Nel nell’estate italiana, tra colline di vigneti e piazze di paese, si muove silenziosa ma costante una nuova forma di viaggio: il turismo gastronomico. È un’Italia che si racconta attraverso i suoi sapori, i suoi prodotti tipici, le tradizioni culinarie tramandate di generazione in generazione. Non si tratta di una moda passeggera, ma di un trend strutturale, che anno dopo anno guadagna spazio e consenso, spinto dal desiderio crescente di esperienze autentiche e radicate nei territori.
Secondo le ultime rilevazioni dell’Osservatorio Nazionale del Turismo Enogastronomico e di Isnart-Unioncamere, sono le sagre e le feste popolari a guidare le scelte di viaggio legate al cibo: ben il 27% degli italiani ha partecipato almeno a un evento di questo tipo nell’ultimo anno. Non si tratta solo di occasioni conviviali, ma di vere e proprie manifestazioni culturali, dove la cucina locale diventa strumento di coesione e identità.
Dalle fiere del tartufo in Piemonte alle sagre del pesce sulla costa ligure, passando per le celebrazioni dedicate all’olio, al vino e ai formaggi in Toscana e Umbria, queste iniziative non solo valorizzano il patrimonio gastronomico, ma generano indotto e turismo, anche in aree meno battute dai grandi flussi.
Food tour ed esperienze immersive: un turismo che cambia passo
Accanto alle sagre, cresce il turismo enogastronomico esperienziale, con un incremento dell’8% registrato nel 2023. Le richieste vanno dai tour guidati tra cantine e frantoi alle lezioni di cucina tradizionale, fino alle esperienze più raffinate come le degustazioni verticali o le cene in vigna.
La domanda si fa sempre più selettiva e consapevole: il viaggiatore cerca storie, relazioni, contesto. Non più solo piatti da assaggiare, ma conoscenze da portare con sé. Il Centro e il Nord Italia — in particolare Toscana, Emilia-Romagna, Piemonte e Veneto — offrono oggi modelli di accoglienza integrata che coniugano cibo, paesaggio e cultura in un’unica narrazione coerente.
Il Sud si rilancia: tra tipicità e rigenerazione territoriale
Anche il Sud, tradizionalmente più penalizzato da infrastrutture e stagionalità, sta recuperando terreno. In Puglia, Sicilia e Campania crescono i progetti di turismo rurale legati al cibo, con un’attenzione nuova verso le filiere corte, i prodotti identitari e le comunità locali. Il cibo, in questo contesto, diventa leva di rigenerazione, strumento per riportare vita e valore nelle aree interne.

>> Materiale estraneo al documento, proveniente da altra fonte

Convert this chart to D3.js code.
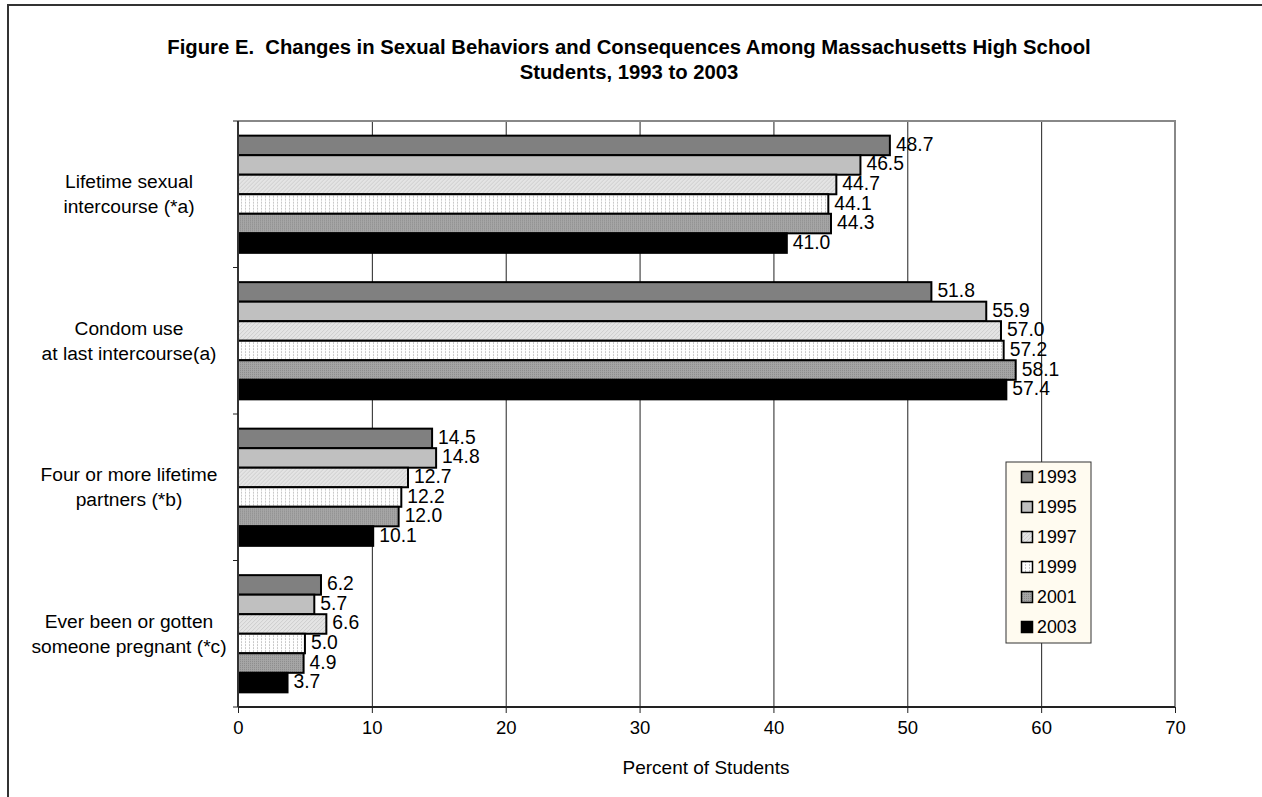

Secondo il rapporto curato da Roberta Garibaldi, l’85% dei turisti considera l’offerta gastronomica come elemento centrale nella scelta della destinazione. È un dato che impone riflessioni strategiche, ma offre anche straordinarie opportunità per un paese che custodisce oltre 5.000 prodotti agroalimentari tradizionali, decine di DOP e IGP, e una biodiversità senza eguali in Europa.
La sfida della qualità e dell’accoglienza diffusa
Il potenziale del turismo gastronomico italiano è evidente, ma non privo di insidie. A fronte di una domanda crescente, resta necessario investire in professionalità, comunicazione e coordinamento. Occorre superare la frammentazione dell’offerta, valorizzare le buone pratiche esistenti e costruire reti tra produttori, operatori turistici e istituzioni locali.
Perché l’Italia del gusto non è solo una cartolina da vendere: è un patrimonio vivo, fatto di gesti, saperi, biodiversità e relazioni. E come tale, va custodito con visione e responsabilità.